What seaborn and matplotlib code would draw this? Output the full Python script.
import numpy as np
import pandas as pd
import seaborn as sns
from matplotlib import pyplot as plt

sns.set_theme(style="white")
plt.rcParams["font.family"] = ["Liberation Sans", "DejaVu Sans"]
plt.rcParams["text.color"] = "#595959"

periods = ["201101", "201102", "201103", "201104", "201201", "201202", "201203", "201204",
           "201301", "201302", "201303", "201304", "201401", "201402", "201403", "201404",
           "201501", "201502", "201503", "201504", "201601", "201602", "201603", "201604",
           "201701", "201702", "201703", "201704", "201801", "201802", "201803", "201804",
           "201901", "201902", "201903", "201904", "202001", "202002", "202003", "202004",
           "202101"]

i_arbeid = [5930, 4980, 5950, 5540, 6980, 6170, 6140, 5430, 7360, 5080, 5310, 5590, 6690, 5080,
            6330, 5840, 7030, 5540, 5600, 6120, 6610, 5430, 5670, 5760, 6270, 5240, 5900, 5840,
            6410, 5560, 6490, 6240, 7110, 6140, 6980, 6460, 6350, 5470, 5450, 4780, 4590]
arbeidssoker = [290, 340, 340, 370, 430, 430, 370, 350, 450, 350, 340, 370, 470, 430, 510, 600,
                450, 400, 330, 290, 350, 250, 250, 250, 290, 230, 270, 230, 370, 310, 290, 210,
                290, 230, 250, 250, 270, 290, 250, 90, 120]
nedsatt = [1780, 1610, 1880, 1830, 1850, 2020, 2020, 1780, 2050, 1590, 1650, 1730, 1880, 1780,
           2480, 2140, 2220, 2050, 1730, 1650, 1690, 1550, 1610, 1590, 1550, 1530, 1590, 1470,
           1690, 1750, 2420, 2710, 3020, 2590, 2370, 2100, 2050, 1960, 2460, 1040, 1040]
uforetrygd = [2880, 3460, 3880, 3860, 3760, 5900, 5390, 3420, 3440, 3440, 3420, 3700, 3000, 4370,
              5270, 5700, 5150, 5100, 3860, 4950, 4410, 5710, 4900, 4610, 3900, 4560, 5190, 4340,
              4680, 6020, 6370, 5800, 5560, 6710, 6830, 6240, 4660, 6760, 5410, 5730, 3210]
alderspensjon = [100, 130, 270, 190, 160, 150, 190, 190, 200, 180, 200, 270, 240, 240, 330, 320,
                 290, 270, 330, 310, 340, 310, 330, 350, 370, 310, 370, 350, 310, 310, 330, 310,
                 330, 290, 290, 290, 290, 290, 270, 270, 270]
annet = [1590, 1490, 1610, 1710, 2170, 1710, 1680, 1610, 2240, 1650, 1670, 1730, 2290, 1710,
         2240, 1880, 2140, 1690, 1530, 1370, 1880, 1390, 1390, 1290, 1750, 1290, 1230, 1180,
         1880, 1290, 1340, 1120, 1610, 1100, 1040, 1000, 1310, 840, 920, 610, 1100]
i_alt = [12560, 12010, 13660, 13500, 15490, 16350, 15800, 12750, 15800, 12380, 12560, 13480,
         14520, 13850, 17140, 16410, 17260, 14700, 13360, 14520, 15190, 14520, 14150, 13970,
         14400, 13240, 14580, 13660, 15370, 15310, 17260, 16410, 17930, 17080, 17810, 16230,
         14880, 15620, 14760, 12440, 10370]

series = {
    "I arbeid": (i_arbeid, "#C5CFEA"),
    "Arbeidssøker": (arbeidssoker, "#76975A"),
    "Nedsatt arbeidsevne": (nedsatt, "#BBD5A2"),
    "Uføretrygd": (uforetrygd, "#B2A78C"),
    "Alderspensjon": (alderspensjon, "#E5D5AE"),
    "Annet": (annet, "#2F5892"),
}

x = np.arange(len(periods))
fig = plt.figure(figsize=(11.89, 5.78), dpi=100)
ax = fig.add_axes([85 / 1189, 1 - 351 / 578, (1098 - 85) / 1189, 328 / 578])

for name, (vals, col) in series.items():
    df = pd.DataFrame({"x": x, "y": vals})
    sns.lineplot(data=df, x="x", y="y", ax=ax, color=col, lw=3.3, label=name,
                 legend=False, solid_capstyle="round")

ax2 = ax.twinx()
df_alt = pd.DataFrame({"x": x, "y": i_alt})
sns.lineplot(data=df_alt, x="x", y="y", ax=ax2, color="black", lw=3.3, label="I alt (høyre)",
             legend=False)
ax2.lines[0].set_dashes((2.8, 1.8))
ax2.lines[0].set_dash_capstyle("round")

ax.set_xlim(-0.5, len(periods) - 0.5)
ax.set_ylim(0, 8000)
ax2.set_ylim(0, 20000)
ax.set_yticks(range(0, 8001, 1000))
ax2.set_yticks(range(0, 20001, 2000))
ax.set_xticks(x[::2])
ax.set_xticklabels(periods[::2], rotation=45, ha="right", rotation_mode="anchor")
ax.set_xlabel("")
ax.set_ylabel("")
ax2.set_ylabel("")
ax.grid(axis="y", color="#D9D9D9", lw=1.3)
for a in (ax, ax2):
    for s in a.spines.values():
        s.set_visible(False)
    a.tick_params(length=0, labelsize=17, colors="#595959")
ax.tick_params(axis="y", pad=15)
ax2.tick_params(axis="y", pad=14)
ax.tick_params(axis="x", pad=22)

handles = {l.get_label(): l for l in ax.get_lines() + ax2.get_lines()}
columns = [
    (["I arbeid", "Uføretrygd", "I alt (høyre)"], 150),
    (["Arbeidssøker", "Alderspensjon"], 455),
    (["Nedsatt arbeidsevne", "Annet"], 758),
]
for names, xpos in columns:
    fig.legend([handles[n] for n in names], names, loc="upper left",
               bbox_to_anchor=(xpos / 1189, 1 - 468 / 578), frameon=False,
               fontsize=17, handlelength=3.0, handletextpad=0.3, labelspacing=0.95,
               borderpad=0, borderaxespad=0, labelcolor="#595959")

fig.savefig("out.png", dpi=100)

...

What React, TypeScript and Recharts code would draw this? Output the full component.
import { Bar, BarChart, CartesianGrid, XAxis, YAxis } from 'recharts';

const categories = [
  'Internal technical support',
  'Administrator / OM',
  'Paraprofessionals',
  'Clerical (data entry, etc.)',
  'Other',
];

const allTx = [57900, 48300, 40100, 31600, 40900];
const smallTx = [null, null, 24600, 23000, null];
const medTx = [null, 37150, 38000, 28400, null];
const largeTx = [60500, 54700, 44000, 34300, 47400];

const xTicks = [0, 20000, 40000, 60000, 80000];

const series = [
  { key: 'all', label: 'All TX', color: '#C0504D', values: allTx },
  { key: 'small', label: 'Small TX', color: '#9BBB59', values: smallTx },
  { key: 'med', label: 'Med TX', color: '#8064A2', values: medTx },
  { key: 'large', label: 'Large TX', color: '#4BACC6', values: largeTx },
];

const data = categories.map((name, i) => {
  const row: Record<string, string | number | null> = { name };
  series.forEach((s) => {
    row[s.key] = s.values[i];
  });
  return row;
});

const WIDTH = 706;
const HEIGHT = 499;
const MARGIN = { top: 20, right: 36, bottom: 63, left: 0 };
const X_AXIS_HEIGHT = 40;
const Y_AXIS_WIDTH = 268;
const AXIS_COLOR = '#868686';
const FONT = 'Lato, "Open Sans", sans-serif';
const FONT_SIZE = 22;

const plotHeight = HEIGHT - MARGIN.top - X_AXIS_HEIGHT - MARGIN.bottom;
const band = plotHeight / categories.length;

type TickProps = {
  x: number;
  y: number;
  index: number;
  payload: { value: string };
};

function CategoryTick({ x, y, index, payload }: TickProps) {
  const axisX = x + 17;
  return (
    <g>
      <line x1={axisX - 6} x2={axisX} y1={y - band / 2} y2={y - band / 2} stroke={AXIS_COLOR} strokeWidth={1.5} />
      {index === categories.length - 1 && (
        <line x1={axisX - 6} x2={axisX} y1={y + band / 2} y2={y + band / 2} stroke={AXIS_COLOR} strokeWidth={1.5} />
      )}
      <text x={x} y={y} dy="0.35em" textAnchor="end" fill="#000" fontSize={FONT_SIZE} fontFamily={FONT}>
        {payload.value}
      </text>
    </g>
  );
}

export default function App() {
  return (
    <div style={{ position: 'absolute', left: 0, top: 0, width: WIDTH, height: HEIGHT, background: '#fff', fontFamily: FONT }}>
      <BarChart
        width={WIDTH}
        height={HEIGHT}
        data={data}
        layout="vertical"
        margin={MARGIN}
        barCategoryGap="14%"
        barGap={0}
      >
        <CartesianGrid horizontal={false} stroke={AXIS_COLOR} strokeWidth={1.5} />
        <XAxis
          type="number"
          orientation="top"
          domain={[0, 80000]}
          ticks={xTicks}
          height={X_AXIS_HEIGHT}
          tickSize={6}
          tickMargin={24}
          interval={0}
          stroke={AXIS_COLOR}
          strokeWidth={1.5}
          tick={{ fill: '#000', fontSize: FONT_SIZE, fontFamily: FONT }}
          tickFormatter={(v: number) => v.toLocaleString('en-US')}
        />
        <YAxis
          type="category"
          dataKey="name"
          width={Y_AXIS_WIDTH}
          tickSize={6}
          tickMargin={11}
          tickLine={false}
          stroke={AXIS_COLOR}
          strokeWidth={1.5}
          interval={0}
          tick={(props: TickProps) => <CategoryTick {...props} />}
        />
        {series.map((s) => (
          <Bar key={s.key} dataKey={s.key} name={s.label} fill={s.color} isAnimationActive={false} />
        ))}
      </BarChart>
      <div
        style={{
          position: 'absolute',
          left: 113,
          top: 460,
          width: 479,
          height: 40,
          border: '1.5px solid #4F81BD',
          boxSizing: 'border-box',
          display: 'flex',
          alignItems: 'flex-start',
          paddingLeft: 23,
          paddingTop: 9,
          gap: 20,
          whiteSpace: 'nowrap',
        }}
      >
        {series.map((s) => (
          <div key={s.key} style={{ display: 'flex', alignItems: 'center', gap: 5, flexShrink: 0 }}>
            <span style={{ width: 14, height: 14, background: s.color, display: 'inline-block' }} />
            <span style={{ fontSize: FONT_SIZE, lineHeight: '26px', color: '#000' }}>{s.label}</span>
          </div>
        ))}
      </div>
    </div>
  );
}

* * *

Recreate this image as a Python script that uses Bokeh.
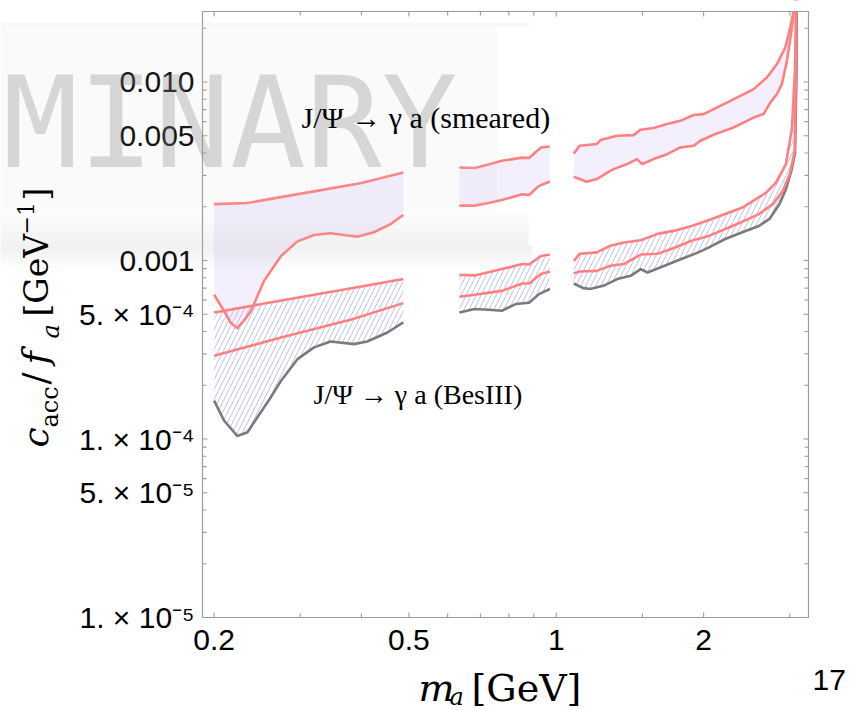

THE EXERCISE
Extract from the records above the lines from the one containing "What seaborn and" to the one containing "from matplotlib import pyplot as plt", both lines included, exactly as they appear and with nothing else.

WRITTEN REPLY
What seaborn and matplotlib code would draw this? Output the full Python script.
import numpy as np
import pandas as pd
import seaborn as sns
from matplotlib import pyplot as plt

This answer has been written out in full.